Alışveriş merkezlerinin genel yapısına kesit düzleminde bakıldığında daha çarpıcı bir bulgu ile karşılaşılmaktadır. Çizelge 4.2’de rahatça görüldüğü gibi, alışveriş katlarının strüktürel yüksekliği sabit olmasına rağmen, dolaşım aksları boyunca şekillenen satış birimlerinin boyutları çok büyük farklılıklar göstermiştir. Firmaların teşhir yöntemleri, kurumsal kimlikleri ve her şeyden önemlisi ekonomik güçleri, düzenlenen satış birimlerinin konum, boyut ve geometrilerini belirlemiştir. Kimi mağazalar yüzlerce m2 alana yayılırken, kimileri 5-10 m2’lik alanlara sığmak durumunda kalmıştır. Ancak alışveriş merkezindeki katlar boyunca tavan konstrüksiyon yükseklikleri aynıdır. Asma tavanlar ise ısıtma havalandırma, aydınlatma ve ses sistemlerini organize etmek için kullanıldıklarından, genellikle teknik gereksinimlere göre şekillenmişlerdir. Şekil 4.31 ve Şekil 4.32, Maltepe Carrefour Alışveriş Merkezindeki satış birimlerinin boyutsal farklılıklarını göstermektedir. Kesitlerde derinlik/ yükseklik oranı 6 ve 1 olan iki satış birmi görülmektedir. Birinin alan değeri diğerinin 20 katı olmasına rağmen, iki birimin de temiz yüksekliği 3.90 m’dir.

Şekil 4.31: Maltepe Carrefour Alışveriş Merkezinde satış birimlerinin alansal farklarını gösteren plan.

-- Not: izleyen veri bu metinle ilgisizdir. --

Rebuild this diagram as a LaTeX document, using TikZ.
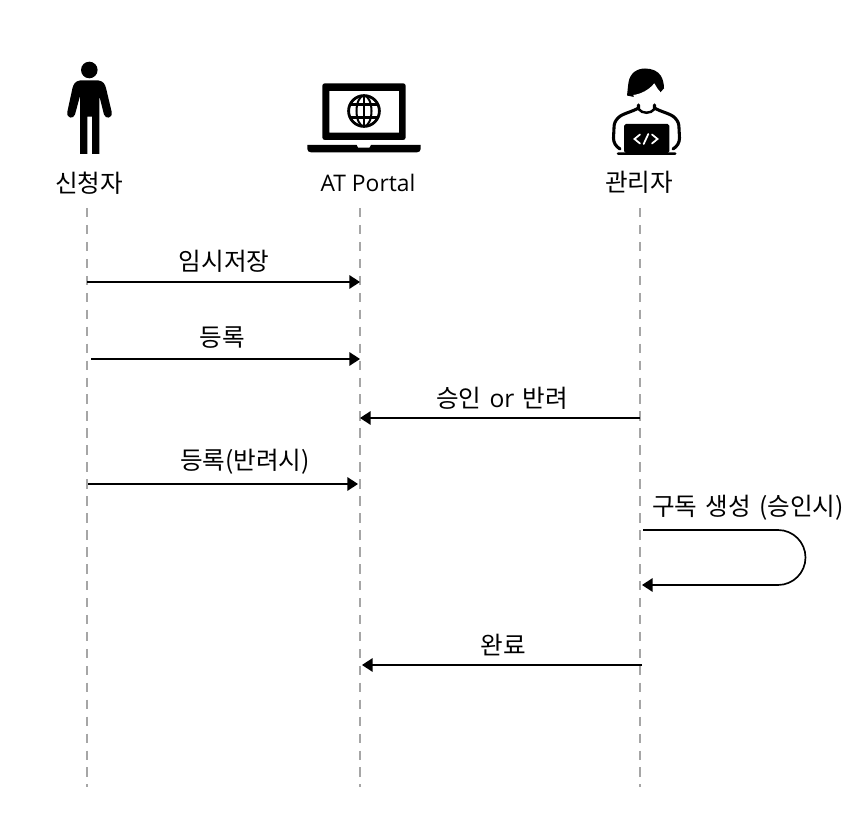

Şekil 4.32: Maltepe Carrefour Alışveriş Merkezindeki iki satış biriminin boyutsal farklılığının kesit düzleminde ifadesi.

4.3 Bölüm Sonuçları

Bölümde ilk olarak alışveriş mekanlarının gelişimi tarihsel açıdan irdelenmiştir. Eski Yunan Uygarlığı’ndaki Stoa, Roma Dönemin’de inşa edilen Trajan Forumu Çarşısı, Ortaçağ pazar yerleri, Endüstri Devrimi’nin getirdiği pasajlar ve Osmanlı Dönemi ticari yapıları olan bedesten, kapalı çarşı ve arastaların ortak bir özelliği saptanmıştır. Alışveriş mekanları genelinde bir araya gelen satış birimlerinin çok büyük bir kısmı eşdeğer geometrik ve boyutsal özelliklere sahiptir. Yükseklik, daima derinlik ve genişlikle ile doğru orantılı olacak şekilde irdelenmiştir. Satış birimlerinin çok büyük bir bölümünde genişlik, derinlik ve yükseklik parametreleri arasındaki oranlar 1 ile 2 arasında seyreder. Birimlerin çoğu kare proporsiyona sahiptir ve yükseklik de bu karenin düşey düzlemdeki takipçisidir.

Günümüz alışveriş mekanlarında ise satış birimlerinin yükseklikleri, konstrüktif kat yüksekliği ve havalandırma tesisatı ile diğer tesisatları barındıran asma tavanlar tarafından belirlenmektedir. Yükseklikleri teknik gereksinimlerce belirlenen satış birimlerinin alansal değerleri ise büyük farklılıklar göstermektedir. Dolayısıyla 30 m2’lik bir satış birimi ile 600 m2’lik bir satış biriminin tavan yüksekliğinin aynı olması durumu söz konusudur. Oysa ki yükseklik ile genişlik ve derinlik arasındaki ilişki sadece teknik şartlar ve gereksinimler tarafından belirlenemeyecek kadar ciddî bir öneme sahiptir. Mekansal proporsiyonlar ve kullanıcı arasındaki ilişki mekansal kaliteyi doğrudan etkiler.

Bu anlamda alan çalışması bölümünde derinlik ve genişlikleri modüler olarak farklılaşan fakat yükseklikleri aynı olan satış birimleri sanal ortamda kullanıcının değerlendirilmesine sunulacaktır.